I am a Kobe Bryant hater. At least that's what Lakers fans tell me. When Mamba exploded for a house-record 61 points in Madison Square Garden recently, they probably thought I rooted against him. (Which I did, but only because I love Bernard King, the old record-holder.) I even received a few "Can't wait to see how you put this one down!" e-mails afterward. (Which I will.) But it got me thinking: For sports purposes, what does the word "hater" even mean?
In the case of Simmons v. Bryant, it can be interpreted in one of five ways:
1. I always see my Kobe glass as half empty. I enjoy disparaging his abilities, rooting against him and reveling in his failures. When he succeeds, I look for ways to discredit him. In short, Kobe cannot win with me. I am his antifan.

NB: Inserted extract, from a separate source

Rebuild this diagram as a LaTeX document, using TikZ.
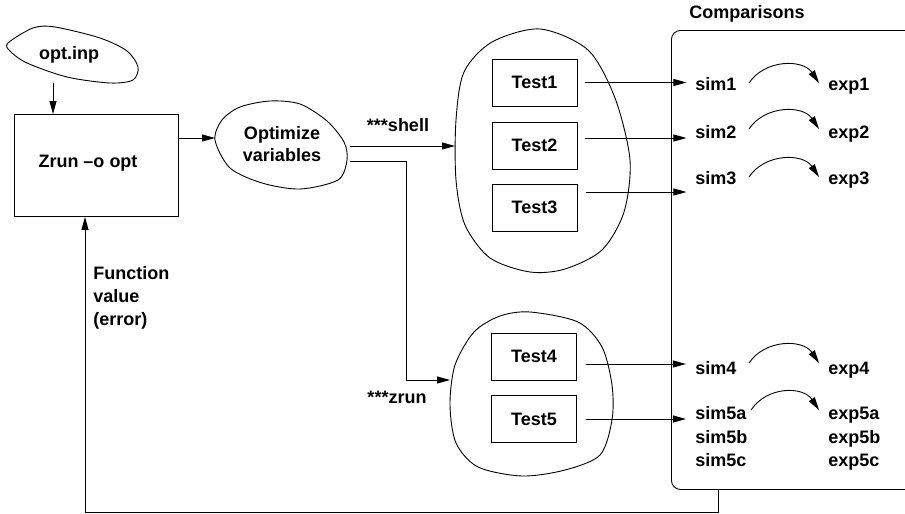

(Not true. I loved watching young Kobe; his 2000-01 season remains sublime for me. When he carried a dreadful Lakers squad into the '06 playoffs, I pushed for him to win MVP. One week before the 61-point game, I wrote on an ESPN.com chat that Kobe was my clear-cut No. 2 MVP choice, behind LeBron James, and marveled at the way he has refined his offensive game; with his knees slowly fading after almost 1,000 NBA games, he added a deadly fallaway and learned to pick his spots on drives. He still gets his 30 every night, just with less wear and tear. Shrewd. Believe me, I am not an antifan.)
2. Kobe has become such a polarizing player and person that if you aren't rooting for him, it means you're rooting against him. Look at me and The Mag: I'm a hater, but they give him print lap dances twice a year. Two extremes.
(I don't think this is true. If anything, it's dumb to assume that either extreme reveals a personal agenda.)